Chapter 48, “The First Lowering”
Summary
The dark figures are Fedallah’s crew. Fedallah is dark and has a turban and white protruding tooth. His companions are yellow complexioned, from the Manillas, thought by many to be spies from the devil himself. Fedallah is Ahab’s personal harpooner, although he also still wields a harpoon. He and the Manillans man Ahab’s boat, which is a fourth in the group that lower to chase the whales. The other three are commanded by the three mates and their harpooners. The captain of a ship does not usually go out in the chase, but Ahab always does.
We hear the different speeches of the mates as they exhort their men to row, but the narrator refuses to say what Ahab tells his crew. The sight of the small boats teetering on the edge of giant swells, followed by the Pequod “into the charmed, churned circle of the hunted Sperm Whale” (48. 221) is an initiation into the hunt for Ishmael.
Chapter 49, “The Hyena”
Summary
The boats are swamped in a squall, and the men huddle, trying to stay afloat. The Pequod bears down on Ishmael’s boat and the men jump overboard, as it rolls over the boat. All the men are saved, but Ishmael is shaken by his sudden brush with death and makes out a will. The mates assure him this is normal procedure. For Ishmael, it has been a small death and rebirth that he keeps to himself.
Analysis Chapters 48 and 49
Ahab has hidden his diabolic crew, who answer only to his own dark desires. His going beyond ordinary measures during the hunt prepares for the encounter with Moby Dick.

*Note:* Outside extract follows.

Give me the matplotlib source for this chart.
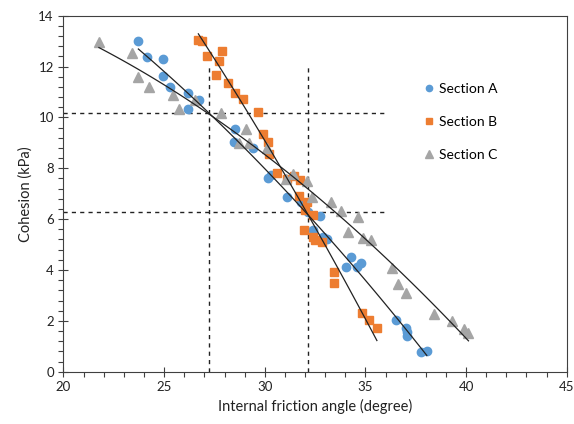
import matplotlib
matplotlib.use("Agg")
import matplotlib.pyplot as plt
import numpy as np
from matplotlib.ticker import MultipleLocator

plt.rcParams["font.family"] = ["Lato", "DejaVu Sans"]

# Section A (blue circles): friction angle (deg), cohesion (kPa)
a_phi = [23.72, 24.14, 24.93, 24.93, 25.29, 26.20, 26.75, 26.17, 28.52, 28.47,
         29.40, 30.18, 30.31, 31.09, 31.79, 32.17, 32.75, 32.39, 32.91, 33.08,
         34.27, 34.04, 34.57, 34.79, 36.51, 37.02, 37.06, 37.09, 37.75, 38.05]
a_coh = [13.02, 12.39, 12.30, 11.64, 11.20, 10.95, 10.70, 10.34, 9.53, 9.02,
         8.78, 7.60, 7.74, 6.88, 6.69, 6.29, 6.12, 5.57, 5.28, 5.20,
         4.52, 4.10, 4.13, 4.26, 2.03, 1.71, 1.55, 1.40, 0.79, 0.81]

# Section B (orange squares)
b_phi = [26.70, 26.87, 27.89, 27.15, 27.74, 27.58, 28.19, 28.52, 28.94, 29.65,
         29.93, 30.15, 30.23, 30.60, 31.12, 31.45, 31.75, 31.72, 32.09, 32.00,
         32.42, 31.97, 32.39, 32.50, 32.83, 33.46, 33.46, 34.85, 35.20, 35.57]
b_coh = [13.04, 13.00, 12.61, 12.41, 12.22, 11.67, 11.34, 10.95, 10.72, 10.20,
         9.35, 9.02, 8.56, 7.83, 7.59, 7.70, 7.54, 6.91, 6.69, 6.36,
         6.16, 5.57, 5.28, 5.18, 5.11, 3.91, 3.50, 2.30, 2.03, 1.71]

# Section C (grey triangles)
c_phi = [21.76, 23.42, 23.69, 24.26, 25.43, 25.73, 26.54, 27.81, 29.06, 28.74,
         29.23, 30.13, 31.06, 31.42, 32.12, 32.37, 33.28, 33.79, 34.65, 34.13,
         34.90, 35.28, 36.31, 36.64, 37.02, 38.41, 39.32, 39.91, 40.12]
c_coh = [12.98, 12.54, 11.60, 11.18, 10.90, 10.32, 10.68, 10.16, 9.53, 8.98,
         8.98, 8.78, 7.57, 7.77, 7.51, 6.86, 6.69, 6.32, 6.10, 5.50,
         5.24, 5.18, 4.07, 3.45, 3.08, 2.26, 1.99, 1.68, 1.53]

# reference (dashed) lines
ref_phi = [27.25, 32.15]
ref_coh = [10.18, 6.27]
ref_phi_top = 12.1
ref_coh_right = 35.9

series = [
    ("Section A", a_phi, a_coh, "o", "#5B9BD5", 6.0),
    ("Section B", b_phi, b_coh, "s", "#ED7D31", 5.6),
    ("Section C", c_phi, c_coh, "^", "#A5A5A5", 7.0),
]

fig = plt.figure(figsize=(5.74, 4.24), dpi=100)
ax = fig.add_axes([0.1106, 0.1233, 0.8767, 0.8397])

for name, x, y, m, col, ms in series:
    ax.plot(x, y, m, color=col, ms=ms, mec=col, ls="none", label=name, zorder=3)
    # quadratic trend line over the data range
    coef = np.polyfit(x, y, 2)
    xs = np.linspace(min(x), max(x), 100)
    ax.plot(xs, np.polyval(coef, xs), color="#222222", lw=0.9, zorder=4)

for xv in ref_phi:
    ax.plot([xv, xv], [0, ref_phi_top], color="#222222", lw=1.0,
            ls=(0, (3, 3)), zorder=2)
for yv in ref_coh:
    ax.plot([20, ref_coh_right], [yv, yv], color="#222222", lw=1.0,
            ls=(0, (3, 3)), zorder=2)

ax.set_xlim(20, 45)
ax.set_ylim(0, 14)
ax.xaxis.set_major_locator(MultipleLocator(5))
ax.xaxis.set_minor_locator(MultipleLocator(1))
ax.yaxis.set_major_locator(MultipleLocator(2))
ax.yaxis.set_minor_locator(MultipleLocator(0.4))
ax.tick_params(which="major", direction="inout", length=7, width=0.8,
               color="#404040", labelsize=9.5, labelcolor="#222222")
ax.tick_params(which="minor", direction="out", length=3.5, width=0.8,
               color="#404040")
for s in ax.spines.values():
    s.set_color("#404040")
    s.set_linewidth(0.8)

ax.set_xlabel("Internal friction angle (degree)", fontsize=10.5, color="#222222")
ax.set_ylabel("Cohesion (kPa)", fontsize=10.5, color="#222222")

ax.legend(loc="upper left", bbox_to_anchor=(0.705, 0.83), frameon=False,
          fontsize=10, handlelength=0.6, handletextpad=0.4, labelspacing=1.5,
          borderpad=0, markerscale=0.75)

fig.savefig("out.png", dpi=100)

Ishmael is initiated into the whale hunt, finding out that each time is a risk of death, which the others treat lightly, as if “this whole universe [is] a vast practical joke” (49. 224). Ishmael’s view of life continues to change throughout the voyage, and here it takes another turn: “There is nothing like the perils of whaling to breed this free and easy sort of genial, desperado philosophy; and with it I now regarded this whole voyage of the Pequod, and the great White Whale its object” (49. 224). This, and the fact that the men are on a vast ocean in a small ship, with no recourse except a possible mutiny, helps to account for their passive acceptance of what is coming.